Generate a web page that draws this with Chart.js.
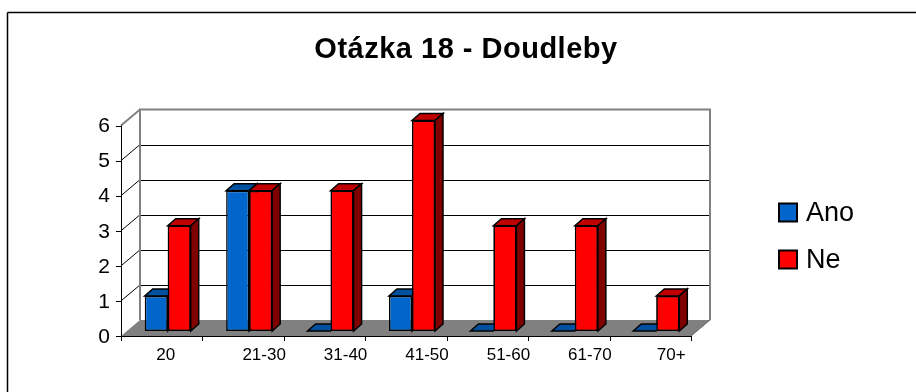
<!DOCTYPE html>
<html>
<head>
<meta charset="utf-8">
<title>Otázka 18 - Doudleby</title>
<script src="https://cdn.jsdelivr.net/npm/chart.js@4.4.1/dist/chart.umd.min.js"></script>
<style>
  html, body { margin: 0; padding: 0; background: #fff; }
  canvas { display: block; }
</style>
</head>
<body>
<canvas id="chart" width="916" height="392"></canvas>
<script>
// Age groups and answer counts
const categories = ['20', '21-30', '31-40', '41-50', '51-60', '61-70', '70+'];
const anoValues = [1, 4, 0, 1, 0, 0, 0];
const neValues = [3, 4, 4, 6, 3, 3, 1];
const yTicks = [0, 1, 2, 3, 4, 5, 6];
const seriesNames = ['Ano', 'Ne'];
const chartTitle = 'Otázka 18 - Doudleby';

// 3D look: offsets of the front and back planes relative to the bar plane,
// and the depth of each bar
const FRONT = { dx: -6, dy: 5 };
const BACK = { dx: 13, dy: -11 };
const BAR_DEPTH = { dx: 8, dy: -7 };
// the first category label sits nearer the value axis than the others
const FIRST_LABEL_SHIFT = -17;

const faceColors = [
  { front: '#0066CC', top: '#0050A0', side: '#003366' },
  { front: '#FF0000', top: '#C00000', side: '#800000' }
];

function poly(ctx, pts, fill, stroke, lw) {
  ctx.beginPath();
  ctx.moveTo(pts[0][0], pts[0][1]);
  for (let i = 1; i < pts.length; i++) ctx.lineTo(pts[i][0], pts[i][1]);
  ctx.closePath();
  if (fill) { ctx.fillStyle = fill; ctx.fill(); }
  if (stroke) { ctx.strokeStyle = stroke; ctx.lineWidth = lw || 1; ctx.lineJoin = 'miter'; ctx.stroke(); }
}

function line(ctx, x1, y1, x2, y2, color, lw) {
  ctx.beginPath();
  ctx.moveTo(x1, y1);
  ctx.lineTo(x2, y2);
  ctx.strokeStyle = color;
  ctx.lineWidth = lw;
  ctx.stroke();
}

// top and right faces of one bar element
function drawBarDepth(ctx, bar, cols) {
  const p = bar.getProps(['x', 'y', 'base', 'width'], true);
  const l = p.x - p.width / 2, r = p.x + p.width / 2;
  const t = Math.min(p.y, p.base), b = Math.max(p.y, p.base);
  const dx = BAR_DEPTH.dx, dy = BAR_DEPTH.dy;
  poly(ctx, [[l, t], [r, t], [r + dx, t + dy], [l + dx, t + dy]], cols.top, '#000', 1.5);
  if (b - t > 0.5) {
    poly(ctx, [[r, t], [r + dx, t + dy], [r + dx, b + dy], [r, b]], cols.side, '#000', 1.5);
  }
}

const box3d = {
  id: 'box3d',
  beforeDatasetsDraw(chart) {
    const ctx = chart.ctx;
    const xs = chart.scales.x, ys = chart.scales.y;
    const area = chart.chartArea;
    const y0 = ys.getPixelForValue(yTicks[0]);
    const yTop = ys.getPixelForValue(yTicks[yTicks.length - 1]);
    const fl = area.left + FRONT.dx, fr = area.right + FRONT.dx;
    const bl = area.left + BACK.dx, br = area.right + BACK.dx;
    ctx.save();

    // floor
    poly(ctx, [[fl, y0 + FRONT.dy], [fr, y0 + FRONT.dy], [br, y0 + BACK.dy], [bl, y0 + BACK.dy]], '#808080');
    line(ctx, fr, y0 + FRONT.dy, br, y0 + BACK.dy, '#606060', 1);

    // back wall gridlines and side wall diagonals
    yTicks.forEach(v => {
      const y = ys.getPixelForValue(v);
      const last = v === yTicks[yTicks.length - 1];
      if (v !== yTicks[0] && !last) {
        line(ctx, bl, Math.round(y + BACK.dy) + 0.5, br, Math.round(y + BACK.dy) + 0.5, '#000', 1);
      }
      if (v !== yTicks[0]) {
        line(ctx, fl, y + FRONT.dy, bl, y + BACK.dy, last ? '#808080' : '#000', last ? 2 : 1);
      }
    });

    // back wall outline
    ctx.beginPath();
    ctx.moveTo(bl, y0 + BACK.dy);
    ctx.lineTo(bl, yTop + BACK.dy);
    ctx.lineTo(br, yTop + BACK.dy);
    ctx.lineTo(br, y0 + BACK.dy);
    ctx.strokeStyle = '#808080';
    ctx.lineWidth = 2;
    ctx.stroke();

    // front value axis with tick marks and labels
    line(ctx, fl + 0.5, yTop + FRONT.dy, fl + 0.5, y0 + FRONT.dy + 1, '#000', 1);
    ctx.font = '21px "Liberation Sans", Arial, sans-serif';
    ctx.fillStyle = '#000';
    ctx.textAlign = 'right';
    ctx.textBaseline = 'middle';
    yTicks.forEach(v => {
      const y = ys.getPixelForValue(v) + FRONT.dy;
      line(ctx, fl - 5, Math.round(y) + 0.5, fl + 1, Math.round(y) + 0.5, '#000', 1);
      ctx.fillText(String(v), fl - 11, y + 1);
    });

    // front category axis with tick marks; labels sit under the back-plane centres
    line(ctx, fl, Math.round(y0 + FRONT.dy) + 0.5, fr, Math.round(y0 + FRONT.dy) + 0.5, '#000', 1);
    const n = categories.length;
    const step = (area.right - area.left) / n;
    for (let i = 0; i <= n; i++) {
      const x = Math.round(area.left + i * step + FRONT.dx) + 0.5;
      line(ctx, x, y0 + FRONT.dy, x, y0 + FRONT.dy + 5, '#000', 1);
    }
    ctx.font = '17px "Liberation Sans", Arial, sans-serif';
    ctx.textAlign = 'center';
    ctx.textBaseline = 'middle';
    categories.forEach((c, i) => {
      const shift = i === 0 ? FIRST_LABEL_SHIFT : 0;
      ctx.fillText(c, xs.getPixelForValue(i) + BACK.dx + 2 + shift, y0 + FRONT.dy + 19);
    });
    ctx.restore();
  },
  afterDatasetsDraw(chart) {
    const ctx = chart.ctx;
    ctx.save();
    // paint series in order: each bar's depth faces, then the next series on top
    chart.data.datasets.forEach((ds, i) => {
      const meta = chart.getDatasetMeta(i);
      if (i > 0) meta.data.forEach(bar => bar.draw(ctx, chart.chartArea));
      meta.data.forEach(bar => drawBarDepth(ctx, bar, faceColors[i]));
    });
    ctx.restore();
  },
  afterDraw(chart) {
    const ctx = chart.ctx;
    ctx.save();
    // chart frame (top and left edges)
    line(ctx, 7.5, 12.5, 916, 12.5, '#000', 1.5);
    line(ctx, 7.5, 12.5, 7.5, 392, '#000', 1.5);

    // title
    ctx.fillStyle = '#000';
    ctx.font = 'bold 29px "Liberation Sans", Arial, sans-serif';
    ctx.textAlign = 'center';
    ctx.textBaseline = 'alphabetic';
    if ('letterSpacing' in ctx) ctx.letterSpacing = '0.5px';
    ctx.fillText(chartTitle, 466, 58);
    if ('letterSpacing' in ctx) ctx.letterSpacing = '0px';

    // legend
    const ly = [213, 260];
    ctx.font = '27px "Liberation Sans", Arial, sans-serif';
    ctx.textAlign = 'left';
    ctx.textBaseline = 'middle';
    seriesNames.forEach((name, i) => {
      ctx.fillStyle = faceColors[i].front;
      ctx.fillRect(779, ly[i] - 9.5, 18, 18);
      ctx.strokeStyle = '#000';
      ctx.lineWidth = 2;
      ctx.strokeRect(779, ly[i] - 9.5, 18, 18);
      ctx.fillStyle = '#000';
      ctx.fillText(name, 806, ly[i] + 1);
    });
    ctx.restore();
  }
};

const datasets = [anoValues, neValues].map((vals, i) => ({
  label: seriesNames[i],
  data: vals,
  backgroundColor: faceColors[i].front,
  borderColor: '#000',
  borderWidth: 1.5,
  borderSkipped: false,
  categoryPercentage: 0.565,
  barPercentage: 1.0
}));

new Chart(document.getElementById('chart'), {
  type: 'bar',
  data: { labels: categories, datasets },
  options: {
    responsive: false,
    animation: false,
    devicePixelRatio: 1,
    layout: { padding: { left: 127, right: 219, top: 120.5, bottom: 61 } },
    plugins: {
      legend: { display: false },
      title: { display: false },
      tooltip: { enabled: false }
    },
    scales: {
      x: { display: false, offset: true },
      y: { display: false, min: yTicks[0], max: yTicks[yTicks.length - 1], ticks: { stepSize: 1 } }
    }
  },
  plugins: [box3d]
});
</script>
</body>
</html>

Directions:
Without any pictures, reproduce the lines from the first one in the material through the line that has "const FIRST_LABEL_SHIFT = -17;", exactly as they appear.

Reply to the exercise:
Generate a web page that draws this with Chart.js.
<!DOCTYPE html>
<html>
<head>
<meta charset="utf-8">
<title>Otázka 18 - Doudleby</title>
<script src="https://cdn.jsdelivr.net/npm/chart.js@4.4.1/dist/chart.umd.min.js"></script>
<style>
  html, body { margin: 0; padding: 0; background: #fff; }
  canvas { display: block; }
</style>
</head>
<body>
<canvas id="chart" width="916" height="392"></canvas>
<script>
// Age groups and answer counts
const categories = ['20', '21-30', '31-40', '41-50', '51-60', '61-70', '70+'];
const anoValues = [1, 4, 0, 1, 0, 0, 0];
const neValues = [3, 4, 4, 6, 3, 3, 1];
const yTicks = [0, 1, 2, 3, 4, 5, 6];
const seriesNames = ['Ano', 'Ne'];
const chartTitle = 'Otázka 18 - Doudleby';

// 3D look: offsets of the front and back planes relative to the bar plane,
// and the depth of each bar
const FRONT = { dx: -6, dy: 5 };
const BACK = { dx: 13, dy: -11 };
const BAR_DEPTH = { dx: 8, dy: -7 };
// the first category label sits nearer the value axis than the others
const FIRST_LABEL_SHIFT = -17;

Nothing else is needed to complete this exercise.